##### RECORDS SHOWN #####

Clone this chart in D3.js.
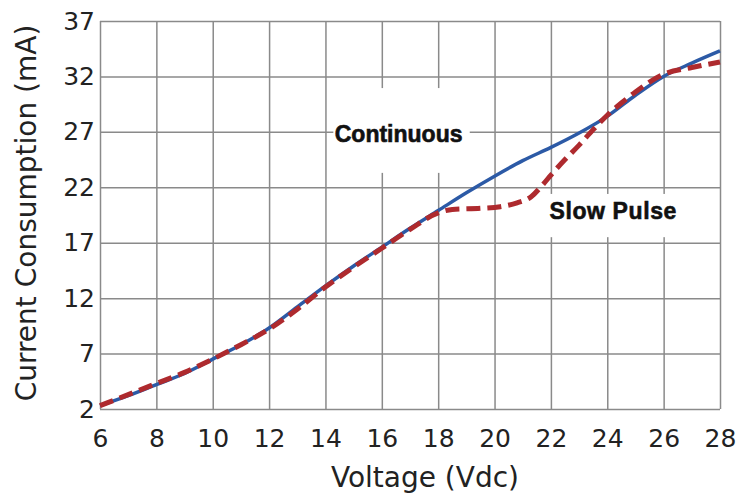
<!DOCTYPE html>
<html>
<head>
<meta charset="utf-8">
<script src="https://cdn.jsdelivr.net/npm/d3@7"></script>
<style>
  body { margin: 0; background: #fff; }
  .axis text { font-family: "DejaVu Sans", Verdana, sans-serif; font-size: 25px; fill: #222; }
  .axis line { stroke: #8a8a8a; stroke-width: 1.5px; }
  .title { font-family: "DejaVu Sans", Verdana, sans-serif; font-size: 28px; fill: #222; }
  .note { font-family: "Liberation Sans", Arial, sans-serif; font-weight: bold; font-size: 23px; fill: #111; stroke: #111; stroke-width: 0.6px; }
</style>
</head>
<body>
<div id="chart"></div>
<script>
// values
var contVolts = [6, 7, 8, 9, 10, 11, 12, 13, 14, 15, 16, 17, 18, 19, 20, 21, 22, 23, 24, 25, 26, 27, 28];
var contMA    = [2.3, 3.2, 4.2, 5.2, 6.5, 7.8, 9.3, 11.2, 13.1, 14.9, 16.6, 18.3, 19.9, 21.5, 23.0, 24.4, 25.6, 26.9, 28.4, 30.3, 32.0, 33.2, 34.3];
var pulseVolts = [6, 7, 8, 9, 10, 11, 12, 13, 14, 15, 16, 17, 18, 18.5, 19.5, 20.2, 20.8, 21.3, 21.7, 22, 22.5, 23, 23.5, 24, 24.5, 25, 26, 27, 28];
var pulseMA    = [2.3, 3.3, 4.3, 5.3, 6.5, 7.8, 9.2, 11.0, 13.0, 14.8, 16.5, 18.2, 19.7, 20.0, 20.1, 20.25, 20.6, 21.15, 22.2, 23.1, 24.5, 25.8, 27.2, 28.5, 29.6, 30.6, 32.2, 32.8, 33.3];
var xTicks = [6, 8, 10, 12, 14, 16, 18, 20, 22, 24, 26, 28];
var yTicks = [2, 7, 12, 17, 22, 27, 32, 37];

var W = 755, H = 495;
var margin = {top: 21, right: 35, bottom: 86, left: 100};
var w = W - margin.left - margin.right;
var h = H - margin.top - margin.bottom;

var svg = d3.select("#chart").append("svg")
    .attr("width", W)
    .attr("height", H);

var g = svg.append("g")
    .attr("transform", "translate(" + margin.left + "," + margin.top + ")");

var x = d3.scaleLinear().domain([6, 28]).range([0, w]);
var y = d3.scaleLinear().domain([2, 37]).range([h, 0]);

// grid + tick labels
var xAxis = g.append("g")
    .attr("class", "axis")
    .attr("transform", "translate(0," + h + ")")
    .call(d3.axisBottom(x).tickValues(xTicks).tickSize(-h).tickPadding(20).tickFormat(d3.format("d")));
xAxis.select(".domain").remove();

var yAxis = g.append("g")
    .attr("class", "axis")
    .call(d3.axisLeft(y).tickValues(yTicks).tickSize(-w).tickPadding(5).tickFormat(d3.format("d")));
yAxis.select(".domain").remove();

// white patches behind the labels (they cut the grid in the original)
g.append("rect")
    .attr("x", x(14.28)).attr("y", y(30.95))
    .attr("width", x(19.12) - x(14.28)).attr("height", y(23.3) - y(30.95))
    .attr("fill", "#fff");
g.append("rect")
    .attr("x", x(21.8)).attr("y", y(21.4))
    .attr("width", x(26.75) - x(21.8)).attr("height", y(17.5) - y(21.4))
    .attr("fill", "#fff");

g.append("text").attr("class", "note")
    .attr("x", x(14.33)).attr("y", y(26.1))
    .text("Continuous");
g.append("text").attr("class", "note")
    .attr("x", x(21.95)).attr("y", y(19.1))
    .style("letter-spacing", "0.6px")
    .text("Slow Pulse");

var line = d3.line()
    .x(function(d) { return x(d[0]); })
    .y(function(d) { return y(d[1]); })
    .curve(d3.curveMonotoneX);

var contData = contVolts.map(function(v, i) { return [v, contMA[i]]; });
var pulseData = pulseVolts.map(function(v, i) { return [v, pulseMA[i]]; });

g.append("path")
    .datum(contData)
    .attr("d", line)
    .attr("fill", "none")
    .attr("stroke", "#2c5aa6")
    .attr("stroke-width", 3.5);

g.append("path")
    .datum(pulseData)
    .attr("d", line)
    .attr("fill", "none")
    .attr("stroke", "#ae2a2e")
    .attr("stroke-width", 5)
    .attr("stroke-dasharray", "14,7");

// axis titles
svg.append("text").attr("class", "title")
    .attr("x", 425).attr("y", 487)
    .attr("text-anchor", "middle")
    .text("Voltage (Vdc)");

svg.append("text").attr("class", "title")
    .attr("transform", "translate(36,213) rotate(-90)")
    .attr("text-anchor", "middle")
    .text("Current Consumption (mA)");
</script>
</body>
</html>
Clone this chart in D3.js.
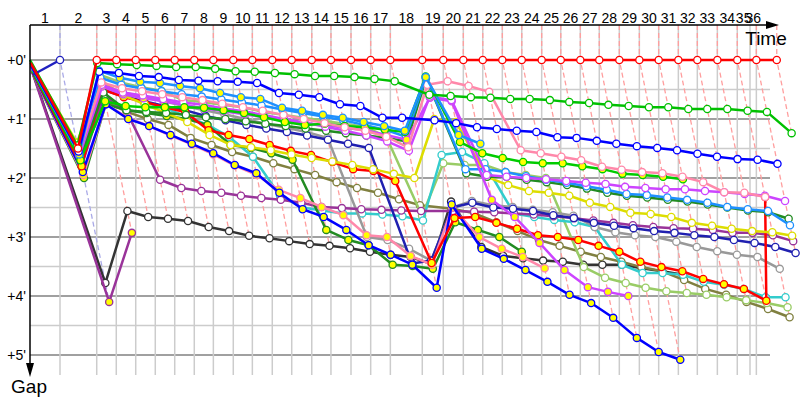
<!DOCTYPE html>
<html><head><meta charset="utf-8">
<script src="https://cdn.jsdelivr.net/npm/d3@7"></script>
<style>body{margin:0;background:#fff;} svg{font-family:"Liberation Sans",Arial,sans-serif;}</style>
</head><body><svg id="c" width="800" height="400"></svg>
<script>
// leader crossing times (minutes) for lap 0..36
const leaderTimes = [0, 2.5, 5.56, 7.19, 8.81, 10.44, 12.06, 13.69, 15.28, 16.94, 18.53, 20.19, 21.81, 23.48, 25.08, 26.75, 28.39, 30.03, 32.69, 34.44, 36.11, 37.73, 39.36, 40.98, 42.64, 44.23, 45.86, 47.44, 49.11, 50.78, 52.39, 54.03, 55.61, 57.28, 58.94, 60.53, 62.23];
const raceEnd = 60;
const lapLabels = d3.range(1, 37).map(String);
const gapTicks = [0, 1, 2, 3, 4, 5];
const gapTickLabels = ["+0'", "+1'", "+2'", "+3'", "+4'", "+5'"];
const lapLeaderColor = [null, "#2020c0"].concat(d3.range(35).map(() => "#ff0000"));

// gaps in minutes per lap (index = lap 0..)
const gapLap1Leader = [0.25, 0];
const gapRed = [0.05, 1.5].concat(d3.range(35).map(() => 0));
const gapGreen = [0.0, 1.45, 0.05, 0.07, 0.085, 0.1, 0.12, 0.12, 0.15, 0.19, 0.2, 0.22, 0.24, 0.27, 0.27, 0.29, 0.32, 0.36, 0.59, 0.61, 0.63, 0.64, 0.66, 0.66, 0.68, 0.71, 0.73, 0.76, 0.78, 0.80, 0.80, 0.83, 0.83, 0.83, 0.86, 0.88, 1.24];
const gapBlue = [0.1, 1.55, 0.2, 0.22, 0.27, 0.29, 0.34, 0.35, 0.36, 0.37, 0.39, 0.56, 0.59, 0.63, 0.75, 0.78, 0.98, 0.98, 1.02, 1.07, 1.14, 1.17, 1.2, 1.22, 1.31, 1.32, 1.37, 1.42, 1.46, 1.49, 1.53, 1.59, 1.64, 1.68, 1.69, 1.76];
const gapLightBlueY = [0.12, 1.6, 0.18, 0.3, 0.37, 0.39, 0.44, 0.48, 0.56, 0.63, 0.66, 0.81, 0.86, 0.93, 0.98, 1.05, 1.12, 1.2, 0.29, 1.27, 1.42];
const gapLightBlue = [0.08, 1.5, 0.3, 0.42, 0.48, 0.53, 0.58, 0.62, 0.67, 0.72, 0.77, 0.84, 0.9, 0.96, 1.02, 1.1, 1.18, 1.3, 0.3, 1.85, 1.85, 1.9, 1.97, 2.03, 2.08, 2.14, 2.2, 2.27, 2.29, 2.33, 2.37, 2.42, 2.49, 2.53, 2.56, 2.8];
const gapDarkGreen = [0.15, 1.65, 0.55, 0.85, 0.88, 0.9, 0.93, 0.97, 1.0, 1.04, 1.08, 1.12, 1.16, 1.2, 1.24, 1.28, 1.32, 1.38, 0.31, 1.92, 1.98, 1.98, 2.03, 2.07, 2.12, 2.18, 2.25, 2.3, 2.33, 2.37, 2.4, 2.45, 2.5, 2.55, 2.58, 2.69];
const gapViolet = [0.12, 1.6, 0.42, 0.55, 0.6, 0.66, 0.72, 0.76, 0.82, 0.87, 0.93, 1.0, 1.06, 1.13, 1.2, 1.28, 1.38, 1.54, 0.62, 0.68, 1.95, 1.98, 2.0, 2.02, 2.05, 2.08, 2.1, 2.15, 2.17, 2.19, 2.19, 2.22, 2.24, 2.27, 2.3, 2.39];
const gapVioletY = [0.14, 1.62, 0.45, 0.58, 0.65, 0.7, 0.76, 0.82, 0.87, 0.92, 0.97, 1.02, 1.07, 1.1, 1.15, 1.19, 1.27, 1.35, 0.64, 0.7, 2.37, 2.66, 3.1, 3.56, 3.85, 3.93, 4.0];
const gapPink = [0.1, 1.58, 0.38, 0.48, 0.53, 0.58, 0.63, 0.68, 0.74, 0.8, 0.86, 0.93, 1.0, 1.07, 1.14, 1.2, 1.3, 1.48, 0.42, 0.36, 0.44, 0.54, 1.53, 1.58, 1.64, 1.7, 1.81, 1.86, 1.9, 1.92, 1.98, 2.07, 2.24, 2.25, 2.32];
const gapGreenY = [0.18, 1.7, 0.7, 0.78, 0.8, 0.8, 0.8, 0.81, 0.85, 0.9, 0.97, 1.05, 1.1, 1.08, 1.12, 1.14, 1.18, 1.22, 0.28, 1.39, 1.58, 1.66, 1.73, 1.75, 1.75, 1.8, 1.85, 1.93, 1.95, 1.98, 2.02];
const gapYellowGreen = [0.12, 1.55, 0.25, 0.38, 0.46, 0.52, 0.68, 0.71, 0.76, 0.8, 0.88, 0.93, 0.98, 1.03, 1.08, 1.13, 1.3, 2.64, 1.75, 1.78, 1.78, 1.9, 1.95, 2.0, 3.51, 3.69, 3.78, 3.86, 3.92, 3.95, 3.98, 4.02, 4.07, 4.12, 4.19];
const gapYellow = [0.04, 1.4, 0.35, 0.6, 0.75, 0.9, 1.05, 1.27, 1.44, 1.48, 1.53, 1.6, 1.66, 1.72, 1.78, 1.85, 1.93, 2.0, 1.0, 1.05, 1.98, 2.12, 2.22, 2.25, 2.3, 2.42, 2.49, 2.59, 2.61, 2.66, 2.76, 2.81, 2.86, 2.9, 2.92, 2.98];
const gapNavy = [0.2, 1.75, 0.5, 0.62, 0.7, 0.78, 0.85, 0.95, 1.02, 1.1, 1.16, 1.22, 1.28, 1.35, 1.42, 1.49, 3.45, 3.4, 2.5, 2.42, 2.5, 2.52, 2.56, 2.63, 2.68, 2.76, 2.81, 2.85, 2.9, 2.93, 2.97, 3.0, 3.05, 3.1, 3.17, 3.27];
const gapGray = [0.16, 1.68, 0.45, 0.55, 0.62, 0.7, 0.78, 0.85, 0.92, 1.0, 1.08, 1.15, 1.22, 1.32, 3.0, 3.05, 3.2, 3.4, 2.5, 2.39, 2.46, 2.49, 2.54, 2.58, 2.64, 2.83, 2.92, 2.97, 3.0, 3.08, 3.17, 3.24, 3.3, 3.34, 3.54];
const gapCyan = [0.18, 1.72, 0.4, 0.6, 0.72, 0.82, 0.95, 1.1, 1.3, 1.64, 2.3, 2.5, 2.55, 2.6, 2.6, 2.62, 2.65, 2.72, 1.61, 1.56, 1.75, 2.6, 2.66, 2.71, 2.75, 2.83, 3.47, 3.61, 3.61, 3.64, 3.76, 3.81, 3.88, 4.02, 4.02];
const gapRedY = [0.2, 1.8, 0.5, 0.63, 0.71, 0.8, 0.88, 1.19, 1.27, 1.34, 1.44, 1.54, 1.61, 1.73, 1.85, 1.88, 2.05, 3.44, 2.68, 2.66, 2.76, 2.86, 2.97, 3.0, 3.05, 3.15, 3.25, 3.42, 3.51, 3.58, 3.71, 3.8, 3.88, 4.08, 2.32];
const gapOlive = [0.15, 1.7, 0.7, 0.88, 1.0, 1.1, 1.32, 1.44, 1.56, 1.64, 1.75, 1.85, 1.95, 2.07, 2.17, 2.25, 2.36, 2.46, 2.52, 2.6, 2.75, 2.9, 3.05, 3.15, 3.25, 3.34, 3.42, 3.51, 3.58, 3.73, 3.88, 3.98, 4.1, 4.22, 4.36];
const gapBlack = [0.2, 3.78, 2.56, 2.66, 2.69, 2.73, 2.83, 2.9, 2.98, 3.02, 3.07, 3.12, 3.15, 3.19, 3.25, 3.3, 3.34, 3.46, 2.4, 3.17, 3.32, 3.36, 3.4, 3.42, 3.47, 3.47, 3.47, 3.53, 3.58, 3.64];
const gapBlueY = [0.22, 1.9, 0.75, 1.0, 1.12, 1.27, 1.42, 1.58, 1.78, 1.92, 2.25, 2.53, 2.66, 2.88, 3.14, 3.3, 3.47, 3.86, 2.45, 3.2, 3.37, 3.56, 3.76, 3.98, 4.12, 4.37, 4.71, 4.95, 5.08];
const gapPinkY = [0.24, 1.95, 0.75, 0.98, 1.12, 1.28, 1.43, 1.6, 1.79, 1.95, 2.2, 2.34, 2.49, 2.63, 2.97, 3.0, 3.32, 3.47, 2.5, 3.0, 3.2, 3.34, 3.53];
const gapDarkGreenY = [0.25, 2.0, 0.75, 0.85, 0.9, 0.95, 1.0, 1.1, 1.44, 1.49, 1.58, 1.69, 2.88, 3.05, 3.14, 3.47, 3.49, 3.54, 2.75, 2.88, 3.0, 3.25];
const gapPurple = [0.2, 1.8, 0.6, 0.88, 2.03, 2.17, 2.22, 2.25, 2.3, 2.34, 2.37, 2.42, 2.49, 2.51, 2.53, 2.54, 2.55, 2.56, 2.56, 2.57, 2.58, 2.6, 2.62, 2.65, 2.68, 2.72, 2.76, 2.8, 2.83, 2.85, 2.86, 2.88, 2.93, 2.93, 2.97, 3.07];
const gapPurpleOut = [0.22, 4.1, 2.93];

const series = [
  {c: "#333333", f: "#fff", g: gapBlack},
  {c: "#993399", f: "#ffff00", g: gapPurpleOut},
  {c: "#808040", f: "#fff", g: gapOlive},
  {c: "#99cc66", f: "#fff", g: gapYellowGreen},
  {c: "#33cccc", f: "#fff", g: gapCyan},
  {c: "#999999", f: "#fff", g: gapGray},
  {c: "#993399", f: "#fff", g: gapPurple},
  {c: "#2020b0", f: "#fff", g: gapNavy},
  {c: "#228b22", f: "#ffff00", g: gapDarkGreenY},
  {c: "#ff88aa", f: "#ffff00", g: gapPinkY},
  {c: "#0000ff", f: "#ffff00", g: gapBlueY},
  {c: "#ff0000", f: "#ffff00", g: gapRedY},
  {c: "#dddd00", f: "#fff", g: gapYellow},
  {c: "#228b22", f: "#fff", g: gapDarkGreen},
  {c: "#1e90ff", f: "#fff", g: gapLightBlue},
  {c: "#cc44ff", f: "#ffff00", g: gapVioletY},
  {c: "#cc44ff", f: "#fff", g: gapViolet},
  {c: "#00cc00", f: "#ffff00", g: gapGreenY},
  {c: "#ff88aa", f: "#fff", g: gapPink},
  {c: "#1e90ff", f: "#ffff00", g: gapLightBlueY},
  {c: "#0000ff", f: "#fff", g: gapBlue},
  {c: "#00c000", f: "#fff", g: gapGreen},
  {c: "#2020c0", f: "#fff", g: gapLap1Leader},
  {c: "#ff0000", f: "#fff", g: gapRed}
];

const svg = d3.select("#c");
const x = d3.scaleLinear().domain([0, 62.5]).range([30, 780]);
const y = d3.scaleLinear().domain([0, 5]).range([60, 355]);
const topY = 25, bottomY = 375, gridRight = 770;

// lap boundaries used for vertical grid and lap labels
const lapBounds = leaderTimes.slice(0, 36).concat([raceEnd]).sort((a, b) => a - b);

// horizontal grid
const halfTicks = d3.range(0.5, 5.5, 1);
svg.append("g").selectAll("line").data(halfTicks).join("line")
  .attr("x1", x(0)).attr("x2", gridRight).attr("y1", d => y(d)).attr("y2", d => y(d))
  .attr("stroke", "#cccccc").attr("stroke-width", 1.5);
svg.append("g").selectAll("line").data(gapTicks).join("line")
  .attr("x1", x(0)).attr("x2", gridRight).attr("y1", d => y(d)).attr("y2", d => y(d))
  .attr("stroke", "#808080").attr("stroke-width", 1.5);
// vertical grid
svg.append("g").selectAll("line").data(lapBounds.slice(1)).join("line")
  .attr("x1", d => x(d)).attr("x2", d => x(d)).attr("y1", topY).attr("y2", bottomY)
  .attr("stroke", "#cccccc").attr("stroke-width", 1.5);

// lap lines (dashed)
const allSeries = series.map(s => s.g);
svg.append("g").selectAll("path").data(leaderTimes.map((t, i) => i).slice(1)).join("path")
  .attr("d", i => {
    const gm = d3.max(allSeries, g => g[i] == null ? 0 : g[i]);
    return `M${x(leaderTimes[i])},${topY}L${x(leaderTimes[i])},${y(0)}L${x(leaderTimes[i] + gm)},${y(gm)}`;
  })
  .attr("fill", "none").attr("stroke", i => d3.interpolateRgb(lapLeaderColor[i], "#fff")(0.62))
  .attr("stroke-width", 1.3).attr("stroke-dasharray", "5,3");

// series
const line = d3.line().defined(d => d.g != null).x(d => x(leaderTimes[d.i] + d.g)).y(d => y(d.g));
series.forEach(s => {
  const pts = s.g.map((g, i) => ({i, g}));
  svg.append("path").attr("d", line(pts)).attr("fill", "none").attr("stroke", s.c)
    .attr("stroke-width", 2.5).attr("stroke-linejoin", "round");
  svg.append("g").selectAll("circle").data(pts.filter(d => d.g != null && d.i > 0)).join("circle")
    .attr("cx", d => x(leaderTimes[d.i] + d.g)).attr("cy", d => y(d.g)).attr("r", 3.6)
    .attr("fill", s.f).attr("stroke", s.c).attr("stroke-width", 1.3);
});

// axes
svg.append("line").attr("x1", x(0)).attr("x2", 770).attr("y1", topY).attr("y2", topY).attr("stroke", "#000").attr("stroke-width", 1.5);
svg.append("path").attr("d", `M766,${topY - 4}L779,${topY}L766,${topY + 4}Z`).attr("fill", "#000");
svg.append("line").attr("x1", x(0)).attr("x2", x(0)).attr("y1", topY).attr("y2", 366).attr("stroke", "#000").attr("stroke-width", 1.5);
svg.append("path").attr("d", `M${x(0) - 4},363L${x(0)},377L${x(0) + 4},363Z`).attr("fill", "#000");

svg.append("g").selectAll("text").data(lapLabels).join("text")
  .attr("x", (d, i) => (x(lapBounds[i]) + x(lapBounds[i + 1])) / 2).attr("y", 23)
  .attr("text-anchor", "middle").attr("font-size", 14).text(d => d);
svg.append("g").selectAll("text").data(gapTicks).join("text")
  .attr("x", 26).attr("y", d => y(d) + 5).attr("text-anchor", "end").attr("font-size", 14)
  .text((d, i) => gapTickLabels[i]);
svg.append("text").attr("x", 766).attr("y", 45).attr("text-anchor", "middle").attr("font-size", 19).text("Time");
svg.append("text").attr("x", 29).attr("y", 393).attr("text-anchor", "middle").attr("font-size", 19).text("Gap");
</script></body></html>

#####

- WRITTEN INSTRUCTION -
Pick out each line that holds the string "chart".

- SOLUTION -
Clone this chart in D3.js.
<div id="chart"></div>
var svg = d3.select("#chart").append("svg")
Clone this chart in D3.js.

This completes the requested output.